When getting up at the same time every morning is a habit, it’s time to decide how you want to go forward. In my experience, there are two types of people in the world: those who schedule and those who do not. I am one of those who cannot function if my entire life is run by a piece of paper with little timeslots filled out. There’s way too much spontaneity in the way our lives interact with Big Jim and Grammie. So scheduling as a form of time management, for me, is flat out. But that doesn’t mean there aren’t things that need to be done every single day. And it definitely doesn’t mean that I don’t have a guide to help me remember it all.
Schedules vs. Lists
I may not like schedules, but I love lists. Having a list of what I need to do each of the different days of the week works way better than tightly laying out how long I can spend on a single project. I only have two hard, definite, no-messing-around limits: when I go to sleep and when I wake up.
If you choose not to create a schedule, then you need to take care to time your tasks, so you know how long they take you. You can’t properly practice time management if you don’t know how much time something takes! How long does it take to get ready in the morning? How much time do you spend feeding the animals and letting them out to pasture? If you do meal prep once a week, how long does that take?
My weekly list of chores includes the following:
- Wake-up – 15 minutes
- Me Time incl. Breakfast – 45 minutes
- Dispatch and Invoice – 2-3 hours
- Work on Blogging – 2-3 hours
- Work on Content Writing – 2-3 hours
- Daily Load of Laundry – 15 minutes
- Daily Dishwasher Load – 15-20 minutes
- Lunch – 30 minutes
- Check on Big Jim and Grammie at least twice – 30-60 minutes
- Chores of the Day – 30-60 minutes
- Nephew Day – All Day
- Meal Planning – 1-2 hours, once a week
- Meal Preparation – All Day
- Workout – 15 minutes, twice a day
- Prepare to Move Tasks or Task Planning – 30-60 minutes
- Gardening (spring/summer) – 1-3 hours
Many of these things happen every day, and I’m lucky, Husbando only works out of the house three days a week.
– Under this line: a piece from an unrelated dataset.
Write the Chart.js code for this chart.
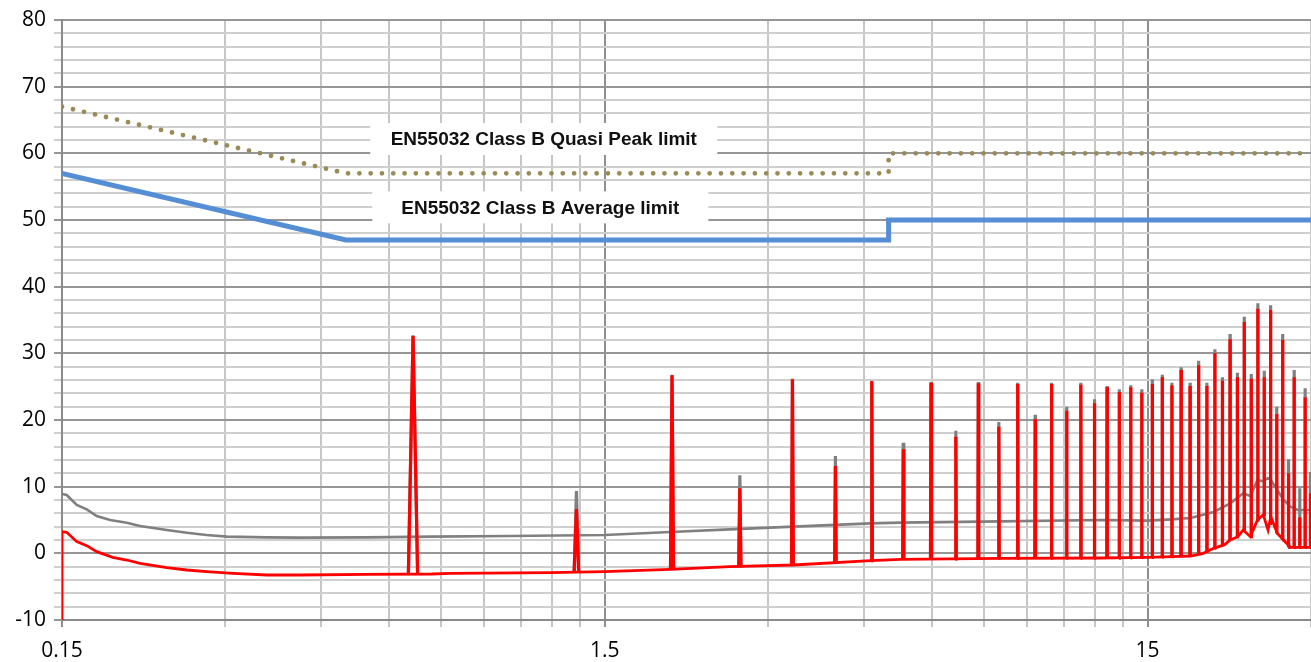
<!DOCTYPE html>
<html>
<head>
<meta charset="utf-8">
<script src="https://cdn.jsdelivr.net/npm/chart.js@4.4.1/dist/chart.umd.min.js"></script>
<style>
    html, body { margin: 0; padding: 0; background: #fff; }
    #wrap { position: relative; width: 1311px; height: 662px; }
</style>
</head>
<body>
<div id="wrap"><canvas id="emcChart"></canvas></div>
<script>
// frequency axis (MHz), log scale
var xGrid = [0.15, 0.3, 0.45, 0.6, 0.75, 0.9, 1.05, 1.2, 1.35,
             1.5, 3, 4.5, 6, 7.5, 9, 10.5, 12, 13.5, 15, 30];
var xLabelled = [0.15, 1.5, 15];

// EN55032 class B limits (dBuV)
var qpFreq = [0.15, 0.5, 5, 5, 30];
var qpLimit = [67, 57, 57, 60, 60];
var avgFreq = [0.15, 0.5, 5, 5, 30];
var avgLimit = [57, 47, 47, 50, 50];

// noise floor, grey trace
var grayFreq = [0.15, 0.153, 0.1597, 0.1666, 0.1738, 0.184, 0.1974, 0.2089, 0.234, 0.2547,
                0.277, 0.302, 0.358, 0.412, 0.547, 0.72, 1.0, 1.5, 1.98, 2.55,
                3.34, 4.63, 5.26, 8.04, 12.3, 15, 16.6, 18.0, 19.85, 21.3,
                22.5, 23.2, 23.9, 24.5, 25.0, 25.3, 26.0, 26.7, 27.5, 28.35, 30];
var grayLevel = [8.9, 8.75, 7.25, 6.6, 5.6, 5.0, 4.6, 4.1, 3.5, 3.1,
                 2.75, 2.5, 2.4, 2.35, 2.4, 2.5, 2.6, 2.75, 3.2, 3.6,
                 4.0, 4.5, 4.6, 4.8, 5.0, 4.9, 5.1, 5.3, 6.2, 7.5,
                 9.0, 8.6, 11.0, 10.8, 11.3, 11.0, 9.5, 8.0, 7.0, 6.5, 6.5];

// noise floor, red trace
var redFreq = [0.15, 0.15, 0.153, 0.1597, 0.1666, 0.1738, 0.186, 0.1974, 0.2089, 0.234,
               0.2547, 0.277, 0.31, 0.358, 0.412, 0.547, 0.72, 0.778, 1.19, 1.5,
               1.98, 2.55, 3.34, 4.63, 5.26, 8.04, 12.3, 15, 16.6, 18.0,
               19.0, 19.85, 20.8, 21.3, 22.0, 22.5, 23.2, 23.9, 24.5, 25.0,
               25.3, 26.0, 26.7, 27.5, 28.35, 30];
var redLevel = [-10, 3.25, 3.15, 1.75, 1.15, 0.25, -0.6, -1.0, -1.5, -2.15,
                -2.5, -2.75, -3.0, -3.25, -3.25, -3.15, -3.1, -3.0, -2.9, -2.75,
                -2.4, -2.0, -1.75, -1.1, -0.9, -0.75, -0.7, -0.6, -0.5, -0.4,
                0.0, 0.75, 1.3, 2.0, 2.5, 3.5, 2.5, 5.0, 5.8, 3.5,
                5.5, 3.0, 2.0, 0.9, 0.9, 0.9];

// harmonic spikes
var spikeFreq = [0.665, 1.33, 1.995, 2.66, 3.325, 3.99, 4.655, 5.32, 5.985, 6.65,
                 7.315, 7.98, 8.645, 9.31, 9.975, 10.64, 11.3, 11.97, 12.63, 13.3,
                 13.96, 14.63, 15.3, 15.96, 16.63, 17.29, 17.96, 18.62, 19.29, 19.95,
                 20.6, 21.28, 21.95, 22.6, 23.28, 23.94, 24.6, 25.27, 25.94, 26.6,
                 27.27, 27.93, 28.6, 29.26, 29.93];
var spikeGray = [32.7, 9.35, 26.8, 11.7, 26.2, 14.6, 25.9, 16.6, 25.7, 18.4,
                 25.7, 19.7, 25.6, 20.8, 25.6, 22.0, 25.6, 23.1, 25.1, 24.6,
                 25.2, 24.6, 26.1, 26.8, 25.6, 27.9, 25.6, 28.9, 25.6, 30.6,
                 26.4, 32.9, 27.1, 35.5, 26.9, 37.5, 27.4, 37.2, 22.0, 32.9,
                 14.1, 27.5, 9.75, 24.75, 12.2];
var spikeRed = [32.6, 6.65, 26.7, 9.75, 26.1, 13.1, 25.8, 15.6, 25.6, 17.5,
                25.5, 19.0, 25.4, 20.1, 25.4, 21.4, 25.3, 22.5, 24.9, 24.2,
                24.9, 24.1, 25.4, 26.4, 25.2, 27.5, 25.1, 28.2, 25.1, 30.0,
                25.9, 32.1, 26.4, 34.7, 26.2, 36.7, 26.4, 36.5, 20.9, 32.0,
                12.0, 26.4, 5.4, 23.4, 9.0];
var spikeFoot = [-3.1, -2.9, -2.4, -2.1, -1.75, -1.3, -1.1, -1.0, -0.9, -0.85,
                 -0.8, -0.75, -0.75, -0.7, -0.7, -0.7, -0.7, -0.7, -0.7, -0.7,
                 -0.65, -0.6, -0.6, -0.55, -0.5, -0.4, -0.3, 0.0, 0.3, 0.8,
                 1.3, 2.0, 2.5, 3.5, 2.5, 5.0, 5.8, 4.5, 3.0, 2.0,
                 0.9, 0.9, 0.9, 0.9, 0.9];

var labelBoxes = [
    { text: 'EN55032 Class B Quasi Peak limit', x: 1.158, y: 62.15, w: 347, h: 32 },
    { text: 'EN55032 Class B Average limit', x: 1.141, y: 51.9, w: 336, h: 32 }
];

function pairs(fs, vs) {
    return fs.map(function (f, i) { return { x: f, y: vs[i] }; });
}

// each spike: foot - peak - foot, then a gap
var spikeHalf = 0.013;
function spikes(peaks) {
    var pts = [];
    spikeFreq.forEach(function (f, i) {
        pts.push({ x: f - spikeHalf, y: spikeFoot[i] });
        pts.push({ x: f, y: peaks[i] });
        pts.push({ x: f + spikeHalf, y: spikeFoot[i] });
        pts.push({ x: f + spikeHalf * 1.01, y: null });
    });
    return pts;
}

var labelPlugin = {
    id: 'limitLabels',
    afterDatasetsDraw: function (chart) {
        var ctx = chart.ctx;
        var xs = chart.scales.x, ys = chart.scales.y;
        ctx.save();
        labelBoxes.forEach(function (b) {
            var cx = xs.getPixelForValue(b.x), cy = ys.getPixelForValue(b.y);
            ctx.fillStyle = '#ffffff';
            ctx.fillRect(cx - b.w / 2, cy - b.h / 2, b.w, b.h);
            ctx.fillStyle = '#111111';
            ctx.font = 'bold 19px "Liberation Sans", Arial, sans-serif';
            ctx.textAlign = 'center';
            ctx.textBaseline = 'middle';
            ctx.fillText(b.text, cx, cy + 1);
        });
        ctx.restore();
    }
};

function isLabelled(v) {
    return xLabelled.some(function (l) { return Math.abs(l - v) < 1e-6; });
}

new Chart(document.getElementById('emcChart').getContext('2d'), {
    type: 'line',
    data: {
        datasets: [
            { data: spikes(spikeRed), borderColor: '#ff0000', borderWidth: 3.2, pointRadius: 0, spanGaps: false, order: 0 },
            { data: pairs(redFreq, redLevel), borderColor: '#ff0000', borderWidth: 2.8, pointRadius: 0, order: 1 },
            { data: spikes(spikeGray), borderColor: '#808080', borderWidth: 3.2, pointRadius: 0, spanGaps: false, order: 2 },
            { data: pairs(grayFreq, grayLevel), borderColor: '#808080', borderWidth: 2.6, pointRadius: 0, order: 3 },
            { data: pairs(avgFreq, avgLimit), borderColor: '#558ed5', borderWidth: 5, pointRadius: 0, order: 4 },
            { data: pairs(qpFreq, qpLimit), borderColor: '#998b57', borderWidth: 4.8, borderDash: [0, 11.3],
              borderCapStyle: 'round', pointRadius: 0, order: 5 }
        ]
    },
    options: {
        responsive: true,
        maintainAspectRatio: false,
        animation: false,
        layout: { padding: { top: 20, right: 0, left: 0, bottom: 0 } },
        plugins: { legend: { display: false }, tooltip: { enabled: false } },
        scales: {
            x: {
                type: 'logarithmic',
                min: 0.15,
                max: 30,
                afterBuildTicks: function (scale) {
                    scale.ticks = xGrid.map(function (v) { return { value: v }; });
                },
                afterFit: function (scale) {
                    scale.height = 42;
                    scale.paddingLeft = 0;
                    scale.paddingRight = 0;
                },
                border: { color: '#8a8a8a', width: 2 },
                grid: {
                    lineWidth: 2,
                    tickLength: 7,
                    color: function (c) { return c.tick && isLabelled(c.tick.value) ? '#8f8f8f' : '#c6c6c6'; }
                },
                ticks: {
                    autoSkip: false,
                    maxRotation: 0,
                    padding: 11,
                    color: '#000',
                    font: { family: '"Open Sans", sans-serif', size: 21 },
                    callback: function (v) { return isLabelled(v) ? String(v) : ''; }
                }
            },
            y: {
                min: -10,
                max: 80,
                afterFit: function (scale) {
                    scale.width = 62;
                    scale.paddingTop = 0;
                    scale.paddingBottom = 0;
                },
                border: { color: '#8a8a8a', width: 2 },
                grid: {
                    lineWidth: 2,
                    tickLength: 8,
                    color: function (c) { return c.tick && c.tick.value % 10 === 0 ? '#969696' : '#cfcfcf'; }
                },
                ticks: {
                    stepSize: 2,
                    autoSkip: false,
                    padding: 8,
                    color: '#000',
                    font: { family: '"Open Sans", sans-serif', size: 21 },
                    callback: function (v) { return v % 10 === 0 ? String(v) : ''; }
                }
            }
        }
    },
    plugins: [labelPlugin]
});
</script>
</body>
</html>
The rest of the time, he’s home working to build a commercial trucking dispatch business while finishing his MBA. We try to plan our drive up to visit our nephew for the mid-week, and we know that only the absolute necessities will be done that day; the same thing with the day I do meal prep for the week. Categorizing the list of activities by what must be done instead of what should be done has helped a lot. Plus, since I’ve tracked how long my chores take me, I know how to fit them into my day.
If you haven’t started on your homestead, I encourage you to start working on your time management skills today. This critical homesteading skill is best handled as a habit. If you’re already used to a certain routine, then small adjustments, such as caring for livestock, are much easier to achieve. You’ll also appreciate the sense of accomplishment at the end of each day as you look back and realize you don’t feel stressed out, and yet you finished up everything you had on your to-do list.